On his return to London he began teaching at the Slade School, where he remained for the next nine years. Around this time he made his first sale via a commercial gallery to tenor Peter Pears. The painting sold was a portrait of fellow Slade student Tony Tice. After discussing Sutton's circumstances with Gustave Delbanco, Pears invited Sutton to lunch with Pears' associate, composer Benjamin Britten. The pair offered Sutton and his family the use of Joy Cottage in Snape, Suffolk where the family stayed for three years (between 1955 and 1958), though this did not prevent his being elected to the London Group in 1956. Two more children were born during the family's time in Suffolk—a period during which Sutton's style as a painter matured as he abandoned abstractism and adopted more subtle colours. Returning to London in 1958, Sutton held his first solo exhibition at the Roland, Browse and Delbanco Gallery, also the venue for many later exhibitions throughout the 1960s and 1970s. It was in these two decades that his work became fashionable.

In 1977 Sutton was elected as an Associate Royal Academician, his works were included in an exhibition at the Royal Academy, and he was the subject of a BBC Arena programme. In the late 1970s and 1980s, Sutton turned his hand to design, creating a poster and banner for the 1979 Royal Academy Summer Exhibition, a tapestry for Shell in 1984, and the logo for Investors in Industry the following year. This area extended to include ceramics – a wall of tiles for NMB Bank, Amsterdam – posters for London Transport, and postage stamps for Royal Mail. On 8 December 1988 he was elected as a Royal Academician.

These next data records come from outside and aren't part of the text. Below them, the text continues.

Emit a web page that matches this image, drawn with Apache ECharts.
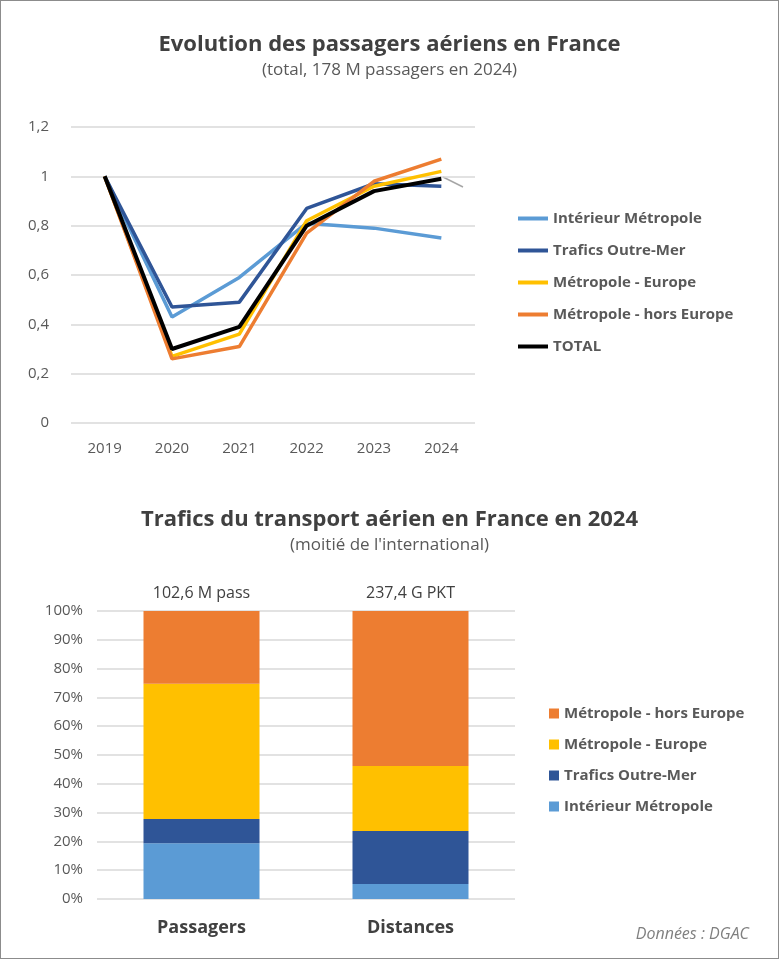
<!DOCTYPE html>
<html><head><meta charset="utf-8">
<script src="https://cdn.jsdelivr.net/npm/echarts@6/dist/echarts.min.js"></script>
<style>html,body{margin:0;padding:0;background:#fff}#c{width:777px;height:957px;border:1px solid #8c8c8c}</style>
</head><body><div id="c"></div>
<script>
var years = ['2019','2020','2021','2022','2023','2024'];
var interieur = [1, 0.43, 0.59, 0.81, 0.79, 0.75];
var outreMer = [1, 0.47, 0.49, 0.87, 0.97, 0.96];
var europe = [1, 0.27, 0.36, 0.82, 0.96, 1.02];
var horsEurope = [1, 0.26, 0.31, 0.77, 0.98, 1.07];
var total = [1, 0.30, 0.39, 0.80, 0.94, 0.99];

var barCats = ['Passagers', 'Distances'];
var barTops = ['102,6 M pass', '237,4 G PKT'];
var barInterieur = [19.4, 5.2];
var barOutreMer = [8.4, 18.4];
var barEurope = [46.9, 22.6];
var barHorsEurope = [25.3, 53.8];

var C = {int:'#5b9bd5', om:'#2f5597', eu:'#ffc000', he:'#ed7d31', tot:'#000000'};
var font = 'Open Sans';
function comma(v){ return String(v).replace('.', ','); }

// label for last point only
function withEndLabel(arr, color, lab){
  return arr.map(function(v, i){
    if(i < arr.length-1) return v;
    return {value: v, label: Object.assign({
      show: true, formatter: function(p){ return comma(p.value.toFixed ? p.value.toFixed(2) : p.value); },
      color: '#404040', fontSize: 15, fontFamily: font, backgroundColor: '#fff',
      borderColor: color, borderWidth: 2, padding: [3, 4]
    }, lab)};
  });
}

var lineSeries = [
  ['Intérieur Métropole', interieur, C.int, {position:'right', offset:[4,12]}],
  ['Trafics Outre-Mer', outreMer, C.om, {position:'bottom', offset:[8,10]}],
  ['Métropole - Europe', europe, C.eu, {position:'right', offset:[2,-14]}],
  ['Métropole - hors Europe', horsEurope, C.he, {position:'top', offset:[-8,-6]}],
  ['TOTAL', total, C.tot, {position:'right', offset:[30,10], fontWeight:'bold', color:'#000'}]
].map(function(s){
  return {name: s[0], type:'line', xAxisIndex:0, yAxisIndex:0, data: withEndLabel(s[1], s[2], s[3]),
    symbol:'none', lineStyle:{color:s[2], width: s[0]==='TOTAL'?4:3.5}, itemStyle:{color:s[2]},
    z: s[0]==='TOTAL'?5:3, labelLine:{show:false}};
});

var barSeries = [
  ['Intérieur Métropole', barInterieur, C.int],
  ['Trafics Outre-Mer', barOutreMer, C.om],
  ['Métropole - Europe', barEurope, C.eu],
  ['Métropole - hors Europe', barHorsEurope, C.he]
].map(function(s){
  return {name: s[0], type:'bar', stack:'t', xAxisIndex:1, yAxisIndex:1, data:s[1],
    barWidth:116, itemStyle:{color:s[2]}};
});

var chart = echarts.init(document.getElementById('c'));
chart.setOption({
  animation:false,
  title:[
    {text:'Evolution des passagers aériens en France', subtext:'(total, 178 M passagers en 2024)',
     left:'center', top:28, itemGap:6,
     textStyle:{fontSize:22, fontWeight:'bold', color:'#404040', fontFamily:font},
     subtextStyle:{fontSize:17, color:'#595959', fontFamily:font}},
    {text:'Trafics du transport aérien en France en 2024', subtext:"(moitié de l'international)",
     left:'center', top:503, itemGap:6,
     textStyle:{fontSize:22, fontWeight:'bold', color:'#404040', fontFamily:font},
     subtextStyle:{fontSize:17, color:'#595959', fontFamily:font}},
    {text:'Données : DGAC', right:24, top:920,
     textStyle:{fontSize:16, fontStyle:'italic', fontWeight:'normal', color:'#7f7f7f', fontFamily:font}}
  ],
  legend:[
    {data:['Intérieur Métropole','Trafics Outre-Mer','Métropole - Europe','Métropole - hors Europe','TOTAL'],
     orient:'vertical', left:512, top:205, itemGap:17, itemWidth:30, itemHeight:4, icon:'rect',
     textStyle:{fontSize:15, fontWeight:'bold', color:'#595959', fontFamily:font}},
    {data:['Métropole - hors Europe','Métropole - Europe','Trafics Outre-Mer','Intérieur Métropole'],
     orient:'vertical', left:543, top:700, itemGap:16, itemWidth:10, itemHeight:10, icon:'rect',
     textStyle:{fontSize:15, fontWeight:'bold', color:'#595959', fontFamily:font}}
  ],
  grid:[
    {left:70, width:404, top:126, height:296},
    {left:96, width:418, top:610, height:288}
  ],
  xAxis:[
    {gridIndex:0, type:'category', data:years, boundaryGap:true,
     axisLine:{show:false}, axisTick:{show:false},
     axisLabel:{fontSize:15, color:'#595959', fontFamily:font, margin:18}},
    {gridIndex:1, type:'category', data:barCats,
     axisLine:{show:false}, axisTick:{show:false},
     axisLabel:{fontSize:18, fontWeight:'bold', color:'#404040', fontFamily:font, margin:20}},
    {gridIndex:1, type:'category', data:barTops, position:'top',
     axisLine:{show:false}, axisTick:{show:false},
     axisLabel:{fontSize:16, color:'#404040', fontFamily:font, margin:10}}
  ],
  yAxis:[
    {gridIndex:0, type:'value', min:0, max:1.2, interval:0.2,
     axisLabel:{fontSize:15, color:'#595959', fontFamily:font, margin:22, formatter:function(v){return comma(Math.round(v*10)/10);}},
     splitLine:{lineStyle:{color:'#d9d9d9', width:1.5}}},
    {gridIndex:1, type:'value', min:0, max:100, interval:10,
     axisLabel:{fontSize:15, color:'#595959', fontFamily:font, margin:14, formatter:'{value}%'},
     splitLine:{lineStyle:{color:'#d9d9d9', width:1.5}}}
  ],
  graphic:[
    {type:'line', shape:{x1:442, y1:176, x2:462, y2:186}, style:{stroke:'#a6a6a6', lineWidth:1.5}}
  ],
  series: lineSeries.concat(barSeries)
});
</script></body></html>
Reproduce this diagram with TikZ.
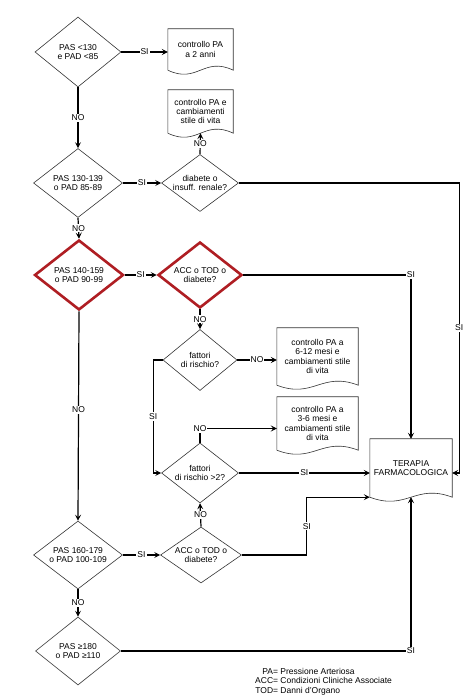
\documentclass[tikz,border=0pt]{standalone}
\usepackage{fontspec}
\setmainfont{Liberation Sans}
\usetikzlibrary{shapes.geometric, arrows.meta, calc}
\definecolor{checkred}{RGB}{175, 30, 35}
\newcommand{\docoutline}[1]{%
  \draw[line width=0.6pt, black!80] (#1.south west) -- (#1.north west) -- (#1.north east) -- (#1.south east)
    .. controls ($(#1.south east)!0.45!(#1.south west)+(0,14)$) and ($(#1.south west)!0.45!(#1.south east)+(0,-14)$) .. (#1.south west);}

\begin{document}
\begin{tikzpicture}[x=1pt, y=1pt, font=\fontsize{8.5}{9.2}\selectfont,
    decision/.style={diamond, draw=black!80, line width=0.6pt, aspect=1.3, inner sep=0pt, align=center},
    riskcheck/.style={decision, draw=checkred, line width=2.6pt},
    docnode/.style={rectangle, inner sep=1pt, align=center},
    lbl/.style={fill=white, inner sep=1pt},
    arr/.style={line width=1.2pt, -{Stealth[length=6pt, width=6pt, inset=2.5pt]}}]
    \useasboundingbox (0,0) rectangle (466,700);

    % decisions and outcomes
    \node [decision, minimum width=86pt, minimum height=70pt] (d1) at (78,648) {PAS <130\\e PAD <85};
    \node [docnode, minimum width=65pt, minimum height=41pt] (doc1) at (200.5,650.5) {controllo PA\\a 2 anni};
    \node [docnode, minimum width=65pt, minimum height=43pt] (doc2) at (200.5,588.5) {controllo PA e\\cambiamenti\\stile di vita};
    \node [decision, minimum width=89pt, minimum height=69pt] (d2) at (78,517) {PAS 130-139\\o PAD 85-89};
    \node [decision, minimum width=77pt, minimum height=56pt] (d3) at (200,517) {diabete o\\insuff. renale?};
    \node [riskcheck, minimum width=89pt, minimum height=70pt] (d4) at (79,425) {PAS 140-159\\o PAD 90-99};
    \node [riskcheck, minimum width=84pt, minimum height=66pt] (d5) at (200,425) {ACC o TOD o\\diabete?};
    \node [decision, minimum width=74pt, minimum height=61pt] (d6) at (200,340) {fattori\\di rischio?};
    \node [docnode, minimum width=81pt, minimum height=57pt] (doc3) at (317.5,343.5) {controllo PA a\\6-12 mesi e\\cambiamenti stile\\di vita};
    \node [docnode, minimum width=81pt, minimum height=53pt] (doc4) at (317.5,276.5) {controllo PA a\\3-6 mesi e\\cambiamenti stile\\di vita};
    \node [decision, minimum width=77pt, minimum height=60pt] (d7) at (200,227) {fattori\\di rischio >2?};
    \node [docnode, minimum width=82pt, minimum height=58pt] (ter) at (411,232) {TERAPIA\\FARMACOLOGICA};
    \node [decision, minimum width=81pt, minimum height=56pt] (d8) at (201,145) {ACC o TOD o\\diabete?};
    \node [decision, minimum width=89pt, minimum height=68pt] (d9) at (78,145) {PAS 160-179\\o PAD 100-109};
    \node [decision, minimum width=85pt, minimum height=68pt] (d10) at (78,49) {PAS ≥180\\o PAD ≥110};

    \docoutline{doc1}
    \docoutline{doc2}
    \docoutline{doc3}
    \docoutline{doc4}
    \docoutline{ter}

    % legend
    \node [anchor=west, inner sep=0pt] (legend) at (255,18) {%
        \begin{tabular}{@{}r@{ }l@{}}
            PA= & Pressione Arteriosa\\
            ACC= & Condizioni Cliniche Associate\\
            TOD= & Danni d'Organo
        \end{tabular}};

    % connectors
    \draw [arr] (d1.east) -- node [lbl] {SI} (d1.east -| doc1.west);
    \draw [arr] (d1.south) -- node [lbl] {NO} (d2.north);
    \draw [arr] (d2.east) -- node [lbl] {SI} (d3.west);
    \draw [arr] (d3.north) -- node [lbl] {NO} (doc2.south);
    \draw [arr] (d3.east) -| node [lbl, pos=0.75] {SI} ($(d7.east -| ter.east)+(7,0)$) -- (d7.east -| ter.east);
    \draw [arr] (d2.south) -- node [lbl] {NO} (d4.north);
    \draw [arr] (d4.east) -- node [lbl] {SI} (d5.west);
    \draw [arr] (d5.east) -| node [lbl] {SI} (ter.north);
    \draw [arr] (d5.south) -- node [lbl] {NO} (d6.north);
    \draw [arr] (d6.east) -- node [lbl] {NO} (d6.east -| doc3.west);
    \draw [arr] (d6.west) -| node [lbl, pos=0.75] {SI} ($(d7.west)+(-8,0)$) -- (d7.west);
    \draw [arr] (d7.north) |- node [lbl] {NO} ($(doc4.west)+(0,-5)$);
    \draw [arr] (d7.east) -- node [lbl] {SI} (d7.east -| ter.west);
    \draw [arr] (d4.south) -- node [lbl, pos=0.47] {NO} (d9.north);
    \draw [arr] (d9.east) -- node [lbl] {SI} (d8.west);
    \draw [arr] (d8.north) -- node [lbl] {NO} (d7.south);
    \draw [arr] (d8.east) -| node [lbl, pos=0.75] {SI} ($(ter.south west)+(-63,0)$) -- (ter.south west);
    \draw [arr] (d9.south) -- node [lbl] {NO} (d10.north);
    \draw [arr] (d10.east) -| node [lbl] {SI} (ter.south);
\end{tikzpicture}
\end{document}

A collection of his woodcuts from the 1950s to the 1970s was published in 1998, and a biography and collection of his work followed ten years later. He has continued to paint into his nineties despite having lost sight in one eye, and lives and works in West Bay, Dorset. In December 2020 he opened his own gallery in Bridport, Dorset. Sutton spoke to The Guardian about his experiences of lockdown in his care home and being able to draw again outside, his gallery reopened after lockdown and was one of the venues for Dorset Art Weeks.